### Information shown
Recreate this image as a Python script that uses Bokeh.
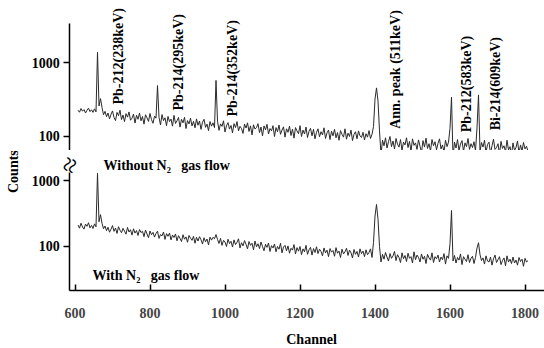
import math
from bokeh.plotting import figure
from bokeh.layouts import column
from bokeh.models import Label, FixedTicker, PrintfTickFormatter, Range1d
from bokeh.embed import file_html
from bokeh.resources import INLINE

# ---------------- data ----------------
channels = list(range(608, 1809, 4))

counts_without_n2 = [
    226, 212, 238, 219, 230, 207, 225, 241, 216, 229,    # 608-644
    211, 236, 214, 1390, 258, 325, 246, 196, 218, 184,   # 648-684
    207, 172, 198, 221, 180, 163, 211, 190, 226, 168,    # 688-724
    194, 158, 203, 182, 214, 165, 176, 200, 151, 193,    # 728-764
    170, 207, 162, 185, 146, 196, 178, 159, 204, 168,    # 768-804
    150, 188, 176, 490, 181, 142, 197, 163, 178, 139,    # 808-844
    186, 158, 171, 137, 192, 149, 162, 180, 133, 170,    # 848-884
    152, 181, 127, 163, 147, 176, 138, 159, 130, 172,    # 888-924
    141, 161, 124, 155, 170, 132, 146, 119, 158, 137,    # 928-964
    152, 131, 575, 160, 120, 147, 136, 162, 114, 139,    # 968-1004
    153, 125, 140, 111, 148, 131, 158, 118, 136, 127,    # 1008-1044
    109, 146, 129, 152, 116, 138, 104, 143, 125, 131,    # 1048-1084
    148, 112, 133, 101, 138, 122, 145, 107, 127, 118,    # 1088-1124
    139, 99, 131, 115, 142, 106, 121, 134, 97, 126,      # 1128-1164
    113, 137, 102, 125, 94, 131, 118, 108, 139, 99,      # 1168-1204
    121, 107, 133, 96, 117, 128, 101, 124, 92, 113,      # 1208-1244
    126, 98, 115, 104, 130, 93, 111, 121, 90, 117,       # 1248-1284
    101, 124, 95, 112, 88, 119, 106, 97, 126, 91,        # 1288-1324
    110, 99, 121, 87, 106, 115, 92, 118, 101, 96,        # 1328-1364
    113, 89, 108, 97, 119, 93, 106, 135, 320, 455,       # 1368-1404
    300, 118, 56, 88, 74, 95, 69, 84, 99, 72,            # 1408-1444
    86, 67, 93, 78, 71, 90, 64, 83, 76, 95,              # 1448-1484
    70, 85, 62, 92, 75, 81, 66, 89, 73, 60,              # 1488-1524
    87, 71, 94, 68, 79, 63, 90, 74, 84, 65,              # 1528-1564
    80, 92, 67, 76, 61, 88, 72, 83, 128, 340,            # 1568-1604
    52, 83, 69, 90, 64, 78, 87, 62, 81, 72,              # 1608-1644
    93, 66, 79, 70, 84, 63, 130, 365, 62, 82,            # 1648-1684
    71, 88, 60, 77, 83, 58, 74, 91, 66, 70,              # 1688-1724
    79, 57, 85, 68, 74, 61, 88, 65, 72, 56,              # 1728-1764
    81, 64, 70, 86, 59, 76, 63, 82, 67, 73,              # 1768-1804
    62,                                                  # 1808
]

counts_with_n2 = [
    212, 190, 226, 198, 184, 219, 203, 230, 192, 210,    # 608-644
    188, 221, 199, 1300, 238, 305, 226, 186, 205, 174,   # 648-684
    196, 165, 183, 208, 170, 191, 158, 200, 177, 162,    # 688-724
    189, 171, 154, 195, 166, 180, 149, 186, 160, 175,    # 728-764
    147, 181, 163, 170, 141, 178, 155, 136, 172, 151,    # 768-804
    164, 139, 158, 171, 133, 152, 145, 166, 128, 157,    # 808-844
    143, 160, 126, 149, 137, 155, 122, 146, 133, 119,    # 848-884
    151, 129, 140, 116, 147, 134, 124, 143, 112, 138,    # 888-924
    121, 141, 127, 109, 136, 118, 130, 106, 139, 125,    # 928-964
    138, 131, 152, 128, 111, 133, 104, 124, 117, 100,    # 968-1004
    129, 111, 120, 98, 126, 107, 116, 131, 95, 114,      # 1008-1044
    102, 123, 108, 92, 119, 104, 112, 89, 121, 99,       # 1048-1084
    110, 93, 117, 100, 86, 108, 97, 113, 84, 103,        # 1088-1124
    95, 109, 83, 100, 91, 112, 80, 98, 104, 86,          # 1128-1164
    102, 79, 94, 88, 107, 77, 96, 85, 100, 75,           # 1168-1204
    92, 83, 104, 76, 89, 97, 74, 93, 81, 99,             # 1208-1244
    78, 91, 84, 72, 95, 80, 88, 70, 93, 82,              # 1248-1284
    87, 71, 96, 79, 85, 68, 91, 77, 83, 94,              # 1288-1324
    73, 88, 80, 67, 90, 76, 84, 69, 92, 78,              # 1328-1364
    85, 70, 89, 75, 81, 92, 68, 115, 290, 436,           # 1368-1404
    260, 100, 58, 76, 64, 81, 69, 60, 78, 66,            # 1408-1444
    72, 84, 61, 75, 68, 57, 80, 65, 73, 59,              # 1448-1484
    79, 66, 70, 56, 83, 63, 74, 68, 58, 77,              # 1488-1524
    64, 71, 55, 76, 67, 62, 80, 57, 70, 65,              # 1528-1564
    74, 58, 69, 63, 78, 54, 72, 66, 110, 353,            # 1568-1604
    60, 73, 56, 68, 62, 77, 53, 70, 64, 59,              # 1608-1644
    75, 57, 66, 71, 55, 68, 95, 114, 75, 61,             # 1648-1684
    67, 54, 72, 60, 58, 69, 52, 65, 74, 57,              # 1688-1724
    63, 70, 53, 61, 67, 51, 72, 58, 64, 55,              # 1728-1764
    69, 56, 62, 52, 68, 59, 64, 50, 66, 58,              # 1768-1804
    61,                                                  # 1808
]

x_ticks = [600, 800, 1000, 1200, 1400, 1600, 1800]
y_ticks = [100, 1000]

peak_labels = ["Pb-212(238keV)", "Pb-214(295keV)", "Pb-214(352keV)",
               "Ann. peak (511keV)", "Pb-212(583keV)", "Bi-214(609keV)"]
peak_label_x = [716, 876, 1019, 1454, 1645, 1722]
peak_label_y = [270, 224, 185, 126, 113, 120]

FONT = "Liberation Serif"
LINE = "#2a2a2a"
SPINE_X = 586.1          # channel at which the left axis line sits
X_START, X_END = 401.3, 1852
X_AXIS_Y = 21.4          # count level at which the channel axis sits


def style(p, bounds):
    p.grid.visible = False
    p.outline_line_color = None
    p.background_fill_color = "white"
    p.border_fill_color = "white"
    ax = p.yaxis[0]
    ax.fixed_location = SPINE_X
    ax.bounds = bounds
    ax.ticker = FixedTicker(ticks=y_ticks, minor_ticks=[])
    ax.formatter = PrintfTickFormatter(format="%d")
    ax.major_tick_in = 0
    ax.major_tick_out = 6
    ax.minor_tick_in = 0
    ax.minor_tick_out = 0
    ax.axis_line_width = 1.5
    ax.axis_line_color = "black"
    ax.major_tick_line_width = 1.5
    ax.major_tick_line_color = "black"
    ax.major_label_text_font = FONT
    ax.major_label_text_font_style = "bold"
    ax.major_label_text_font_size = "14px"
    ax.major_label_text_color = "black"
    ax.major_label_standoff = 4


def label(p, x, y, text, **kw):
    opts = dict(text_align="left", text_baseline="alphabetic",
                text_font=FONT, text_font_style="bold",
                text_font_size="14px", text_color="black")
    opts.update(kw)
    p.add_layout(Label(x=x, y=y, text=text, **opts))


top = figure(width=544, height=150, x_range=Range1d(X_START, X_END),
             y_range=Range1d(63.8, 7063), y_axis_type="log",
             x_axis_location=None, toolbar_location=None, output_backend="svg",
             min_border_left=0, min_border_right=0, min_border_top=0,
             min_border_bottom=0)
style(top, (63.8, 3430))
top.line(channels, counts_without_n2, line_color=LINE, line_width=1)

for t, lx, ly in zip(peak_labels, peak_label_x, peak_label_y):
    label(top, lx, ly, t, angle=math.pi / 2, text_baseline="middle")

bottom = figure(width=544, height=198, x_range=top.x_range,
                y_range=Range1d(2.80, 2891), y_axis_type="log",
                toolbar_location=None, output_backend="svg",
                min_border_left=0, min_border_right=0, min_border_top=0,
                min_border_bottom=0)
style(bottom, (X_AXIS_Y, 1337))
bottom.line(channels, counts_with_n2, line_color=LINE, line_width=1)

xa = bottom.xaxis[0]
xa.fixed_location = X_AXIS_Y
xa.bounds = (SPINE_X, X_END)
xa.ticker = FixedTicker(ticks=x_ticks, minor_ticks=[])
xa.major_tick_in = 6
xa.major_tick_out = 0
xa.minor_tick_in = 0
xa.minor_tick_out = 0
xa.axis_line_width = 1.5
xa.axis_line_color = "black"
xa.major_tick_line_width = 1.5
xa.major_tick_line_color = "black"
xa.major_label_text_font = FONT
xa.major_label_text_font_style = "bold"
xa.major_label_text_font_size = "14px"
xa.major_label_standoff = 18

label(bottom, 1230.7, 3.9, "Channel", text_align="center")
label(bottom, 676, 1711, "Without N\u2082\u2002 gas flow")
label(bottom, 646.5, 36.2, "With N\u2082\u2002 gas flow")
label(bottom, 434.7, 1380, "Counts", angle=math.pi / 2,
      text_align="center", text_baseline="middle")
label(bottom, SPINE_X, 1750, "\u2248", angle=1.2, text_align="center",
      text_baseline="middle", text_font_style="normal",
      text_font_size="28px")

layout = column(top, bottom, spacing=0)
open("out.html", "w").write(file_html(layout, INLINE))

### What is being asked
Restate exactly, please, only the lines between the start of the data and the line containing "from bokeh.resources import INLINE", both ends included, skipping the pictures.

### Expected answer
Recreate this image as a Python script that uses Bokeh.
import math
from bokeh.plotting import figure
from bokeh.layouts import column
from bokeh.models import Label, FixedTicker, PrintfTickFormatter, Range1d
from bokeh.embed import file_html
from bokeh.resources import INLINE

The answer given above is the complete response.